La terza sezione del Consiglio di Stato ha sospeso l’esecutività della sentenza con la quale il Tar del Lazio aveva annullato il decreto di scioglimento degli organi elettivi del Comune di Tropea per infiltrazioni mafiose deciso il 12 agosto 2016 con apposito decreto presidenziale sulla scorta di una relazione redatta dalla Commissione di accesso agli atti (composta dal viceprefetto Lucia Iannuzzi, dall'allora comandante della Compagnia dei carabinieri di Tropea Francesco Manzone e dal capitano della Guardia di finanza Giovanni Torino), dalla Prefettura di Vibo Valentia e dal Ministero dell’Interno. 

 

I giudici amministrativi di secondo grado hanno infatti accolto l’appello cautelare del Ministero dell’Interno e della Prefettura di Vibo ripristinando la terna commissariale antimafia al posto degli organi elettivi.
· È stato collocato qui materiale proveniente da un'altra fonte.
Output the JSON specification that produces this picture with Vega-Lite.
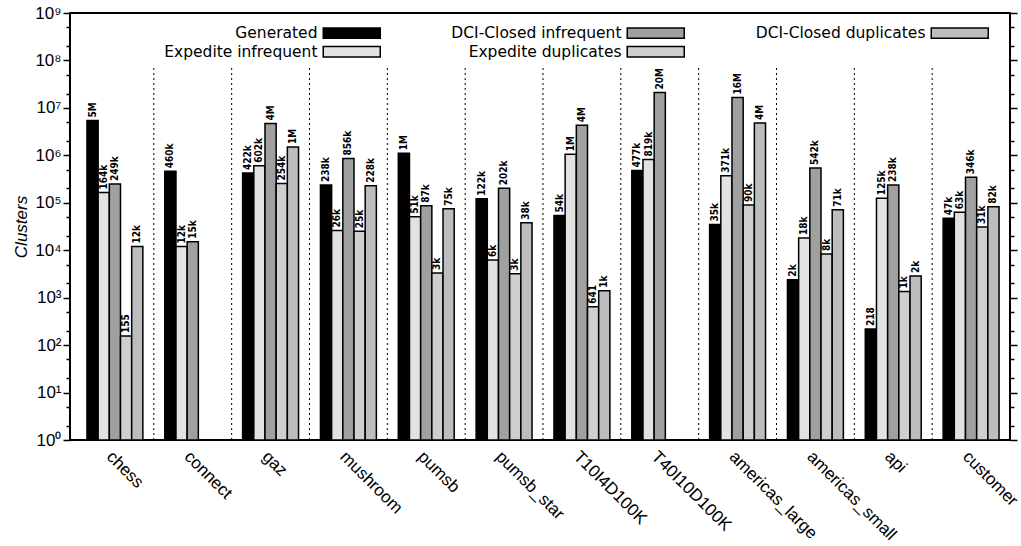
{
  "$schema": "https://vega.github.io/schema/vega-lite/v6.json",
  "width": 940,
  "height": 427,
  "autosize": "none",
  "padding": {"left": 70, "top": 13, "right": 11, "bottom": 106},
  "background": "white",
  "config": {
    "view": {"stroke": "black", "strokeWidth": 2},
    "axis": {"domain": false, "labelColor": "black", "titleColor": "black", "grid": false},
    "axisX": {"title": null, "labelAngle": 45, "labelAlign": "left", "labelBaseline": "top", "labelFont": "Liberation Sans", "labelFontSize": 17, "labelPadding": 8, "ticks": false, "domain": false}
  },
  "data": {
    "values": [
      {"c": "chess", "s": "Generated", "v": 5400000, "t": "5M"},
      {"c": "chess", "s": "Expedite infrequent", "v": 164000, "t": "164k"},
      {"c": "chess", "s": "DCI-Closed infrequent", "v": 249000, "t": "249k"},
      {"c": "chess", "s": "Expedite duplicates", "v": 155, "t": "155"},
      {"c": "chess", "s": "DCI-Closed duplicates", "v": 12000, "t": "12k"},
      {"c": "connect", "s": "Generated", "v": 460000, "t": "460k"},
      {"c": "connect", "s": "Expedite infrequent", "v": 12000, "t": "12k"},
      {"c": "connect", "s": "DCI-Closed infrequent", "v": 15000, "t": "15k"},
      {"c": "gaz", "s": "Generated", "v": 422000, "t": "422k"},
      {"c": "gaz", "s": "Expedite infrequent", "v": 602000, "t": "602k"},
      {"c": "gaz", "s": "DCI-Closed infrequent", "v": 4700000, "t": "4M"},
      {"c": "gaz", "s": "Expedite duplicates", "v": 254000, "t": "254k"},
      {"c": "gaz", "s": "DCI-Closed duplicates", "v": 1500000, "t": "1M"},
      {"c": "mushroom", "s": "Generated", "v": 238000, "t": "238k"},
      {"c": "mushroom", "s": "Expedite infrequent", "v": 26000, "t": "26k"},
      {"c": "mushroom", "s": "DCI-Closed infrequent", "v": 856000, "t": "856k"},
      {"c": "mushroom", "s": "Expedite duplicates", "v": 25000, "t": "25k"},
      {"c": "mushroom", "s": "DCI-Closed duplicates", "v": 228000, "t": "228k"},
      {"c": "pumsb", "s": "Generated", "v": 1100000, "t": "1M"},
      {"c": "pumsb", "s": "Expedite infrequent", "v": 51000, "t": "51k"},
      {"c": "pumsb", "s": "DCI-Closed infrequent", "v": 87000, "t": "87k"},
      {"c": "pumsb", "s": "Expedite duplicates", "v": 3300, "t": "3k"},
      {"c": "pumsb", "s": "DCI-Closed duplicates", "v": 75000, "t": "75k"},
      {"c": "pumsb_star", "s": "Generated", "v": 122000, "t": "122k"},
      {"c": "pumsb_star", "s": "Expedite infrequent", "v": 6200, "t": "6k"},
      {"c": "pumsb_star", "s": "DCI-Closed infrequent", "v": 202000, "t": "202k"},
      {"c": "pumsb_star", "s": "Expedite duplicates", "v": 3200, "t": "3k"},
      {"c": "pumsb_star", "s": "DCI-Closed duplicates", "v": 38000, "t": "38k"},
      {"c": "T10I4D100K", "s": "Generated", "v": 54000, "t": "54k"},
      {"c": "T10I4D100K", "s": "Expedite infrequent", "v": 1050000, "t": "1M"},
      {"c": "T10I4D100K", "s": "DCI-Closed infrequent", "v": 4300000, "t": "4M"},
      {"c": "T10I4D100K", "s": "Expedite duplicates", "v": 641, "t": "641"},
      {"c": "T10I4D100K", "s": "DCI-Closed duplicates", "v": 1400, "t": "1k"},
      {"c": "T40I10D100K", "s": "Generated", "v": 477000, "t": "477k"},
      {"c": "T40I10D100K", "s": "Expedite infrequent", "v": 819000, "t": "819k"},
      {"c": "T40I10D100K", "s": "DCI-Closed infrequent", "v": 21000000, "t": "20M"},
      {"c": "americas_large", "s": "Generated", "v": 35000, "t": "35k"},
      {"c": "americas_large", "s": "Expedite infrequent", "v": 371000, "t": "371k"},
      {"c": "americas_large", "s": "DCI-Closed infrequent", "v": 16500000, "t": "16M"},
      {"c": "americas_large", "s": "Expedite duplicates", "v": 90000, "t": "90k"},
      {"c": "americas_large", "s": "DCI-Closed duplicates", "v": 4800000, "t": "4M"},
      {"c": "americas_small", "s": "Generated", "v": 2400, "t": "2k"},
      {"c": "americas_small", "s": "Expedite infrequent", "v": 18000, "t": "18k"},
      {"c": "americas_small", "s": "DCI-Closed infrequent", "v": 542000, "t": "542k"},
      {"c": "americas_small", "s": "Expedite duplicates", "v": 8300, "t": "8k"},
      {"c": "americas_small", "s": "DCI-Closed duplicates", "v": 71000, "t": "71k"},
      {"c": "api", "s": "Generated", "v": 218, "t": "218"},
      {"c": "api", "s": "Expedite infrequent", "v": 125000, "t": "125k"},
      {"c": "api", "s": "DCI-Closed infrequent", "v": 238000, "t": "238k"},
      {"c": "api", "s": "Expedite duplicates", "v": 1350, "t": "1k"},
      {"c": "api", "s": "DCI-Closed duplicates", "v": 2850, "t": "2k"},
      {"c": "customer", "s": "Generated", "v": 47000, "t": "47k"},
      {"c": "customer", "s": "Expedite infrequent", "v": 63000, "t": "63k"},
      {"c": "customer", "s": "DCI-Closed infrequent", "v": 346000, "t": "346k"},
      {"c": "customer", "s": "Expedite duplicates", "v": 31000, "t": "31k"},
      {"c": "customer", "s": "DCI-Closed duplicates", "v": 82000, "t": "82k"}
    ]
  },
  "resolve": {"axis": {"y": "independent"}},
  "layer": [
    {
      "transform": [{"filter": "datum.s === 'Generated' && datum.c !== 'chess'"}],
      "mark": {"type": "rule", "stroke": "black", "strokeWidth": 1, "strokeDash": [2, 3]},
      "encoding": {
        "x": {"field": "c", "type": "nominal", "bandPosition": 0,
          "scale": {"domain": ["chess", "connect", "gaz", "mushroom", "pumsb", "pumsb_star", "T10I4D100K", "T40I10D100K", "americas_large", "americas_small", "api", "customer"], "paddingInner": 0, "paddingOuter": 0.0385, "align": 1}},
        "y": {"datum": 1, "type": "quantitative", "scale": {"type": "log", "domain": [1, 1000000000]},
          "axis": {"orient": "right", "title": null, "labels": false, "domain": false, "labelOverlap": false, "ticks": true, "tickColor": "#000000", "tickOpacity": 1, "tickWidth": 1.5,
            "values": [1, 2, 5, 10, 20, 50, 100, 200, 500, 1000, 2000, 5000, 10000, 20000, 50000, 100000, 200000, 500000, 1000000, 2000000, 5000000, 10000000, 20000000, 50000000, 100000000, 200000000, 500000000, 1000000000],
            "tickSize": {"condition": {"test": "abs(log(datum.value)/LN10 - round(log(datum.value)/LN10)) < 0.000001", "value": 7}, "value": 4}}},
        "y2": {"datum": 70000000}
      }
    },
    {
      "mark": {"type": "bar", "stroke": "black", "strokeWidth": 1.5},
      "encoding": {
        "x": {"field": "c", "type": "nominal",
          "scale": {"domain": ["chess", "connect", "gaz", "mushroom", "pumsb", "pumsb_star", "T10I4D100K", "T40I10D100K", "americas_large", "americas_small", "api", "customer"], "paddingInner": 0, "paddingOuter": 0.0385, "align": 1}},
        "xOffset": {"field": "s", "type": "nominal",
          "scale": {"domain": ["Generated", "Expedite infrequent", "DCI-Closed infrequent", "Expedite duplicates", "DCI-Closed duplicates"], "paddingInner": 0, "paddingOuter": 0.98}},
        "y": {"field": "v", "type": "quantitative", "stack": null, "scale": {"type": "log", "domain": [1, 1000000000]},
          "axis": {"orient": "left", "ticks": true, "tickColor": "#000000", "tickOpacity": 1, "tickWidth": 1.5, "title": "Clusters", "titleFont": "Liberation Sans", "titleFontStyle": "italic", "titleFontWeight": "normal", "titleFontSize": 17, "titleX": -40, "titleY": 213.5,
            "labelFont": "Liberation Sans", "labelFontSize": 17, "labelPadding": 2, "labelOverlap": false, "labelFlush": false, "domain": false,
            "values": [1, 2, 5, 10, 20, 50, 100, 200, 500, 1000, 2000, 5000, 10000, 20000, 50000, 100000, 200000, 500000, 1000000, 2000000, 5000000, 10000000, 20000000, 50000000, 100000000, 200000000, 500000000, 1000000000],
            "tickSize": {"condition": {"test": "abs(log(datum.value)/LN10 - round(log(datum.value)/LN10)) < 0.000001", "value": 7}, "value": 4},
            "labelExpr": "abs(log(datum.value)/LN10 - round(log(datum.value)/LN10)) < 0.000001 ? '10' + substring('⁰¹²³⁴⁵⁶⁷⁸⁹', round(log(datum.value)/LN10), round(log(datum.value)/LN10) + 1) : ''"}},
        "color": {"field": "s", "type": "nominal",
          "scale": {"domain": ["Generated", "DCI-Closed infrequent", "DCI-Closed duplicates", "Expedite infrequent", "Expedite duplicates"], "range": ["#000000", "#a0a0a0", "#bdbdbd", "#e2e2e2", "#cfcfcf"]},
          "legend": {"orient": "none", "legendX": 274, "legendY": 12, "direction": "horizontal", "columns": 3, "title": null,
            "symbolType": "M-5,-0.9H5V0.9H-5Z", "symbolSize": 130, "symbolStrokeColor": "black", "symbolStrokeWidth": 1.5, "symbolOpacity": 1,
            "labelAlign": "right", "labelOffset": -42, "labelFont": "DejaVu Sans", "labelFontSize": 15.5, "labelColor": "black", "labelLimit": 400,
            "columnPadding": 67, "rowPadding": 1, "padding": 0}}
      }
    },
    {
      "mark": {"type": "text", "angle": 270, "align": "left", "baseline": "middle", "dx": 3, "font": "Liberation Sans Narrow, DejaVu Sans Condensed, sans-serif", "fontSize": 10, "fontWeight": "bold", "color": "black"},
      "encoding": {
        "x": {"field": "c", "type": "nominal",
          "scale": {"domain": ["chess", "connect", "gaz", "mushroom", "pumsb", "pumsb_star", "T10I4D100K", "T40I10D100K", "americas_large", "americas_small", "api", "customer"], "paddingInner": 0, "paddingOuter": 0.0385, "align": 1}},
        "xOffset": {"field": "s", "type": "nominal",
          "scale": {"domain": ["Generated", "Expedite infrequent", "DCI-Closed infrequent", "Expedite duplicates", "DCI-Closed duplicates"], "paddingInner": 0, "paddingOuter": 0.98}},
        "y": {"field": "v", "type": "quantitative", "stack": null, "scale": {"type": "log", "domain": [1, 1000000000]}, "axis": null},
        "text": {"field": "t"}
      }
    }
  ]
}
Ciò vuol dire che il sindaco di Tropea, Giuseppe Rodolico, e tutta la sua Giunta – oltre che all’intero Consiglio comunale, sono cessati dalle loro funzioni e l’ente ritorna il mano ai commissari antimafia. Il tutto sino alla trattazione di merito del ricorso del Ministero dell’Interno e della Prefettura avverso la sentenza del Tar Lazio. Ma le speranze che nel merito il Consiglio di Stato decida di ripristinare gli organi elettivi del Comune di Tropea, e confermare la sentenza del Tar Lazio che annullava il decreto di scioglimento degli organi elettivi dell’ente, sono ridotte al lumicino. Per non dire quasi nulle. Questo perché le motivazioni con le quali il Consiglio di Stato ha accolto l’appello cautelare del Viminale e della Prefettura di Vibo sono quanto mai significative e dure: il Tar Lazio ha sbagliato nella valutazione di quasi tutti gli elementi a sostegno dello scioglimento. Ecco perché.

 

I motivi dell’ordinanza del Consiglio di Stato. I giudici amministrativi spiegano che la decisione viene presa “a difesa della cittadinanza di Tropea ripristinando la legalità in tutti i settori”. Far restarein piedi l’amministrazione Rodolico ed il Consiglio comunale attuale, per il Consiglio di Stato – pur in attesa della trattazione del merito del ricorso – costituirebbe danno “grave ed irreparabile, poiché ogni proseguimento dell’attività di governo della città da parte di una amministrazione locale disciolta sulla base di elementi valutati in questa sede cautelare ben articolati e motivati, determinerebbe un pregiudizio al bene comune della trasparenza, imparzialità e buon andamento, a presidio del quale la Presidenza della Repubblica e il Governo devono porsi in ogni sede”.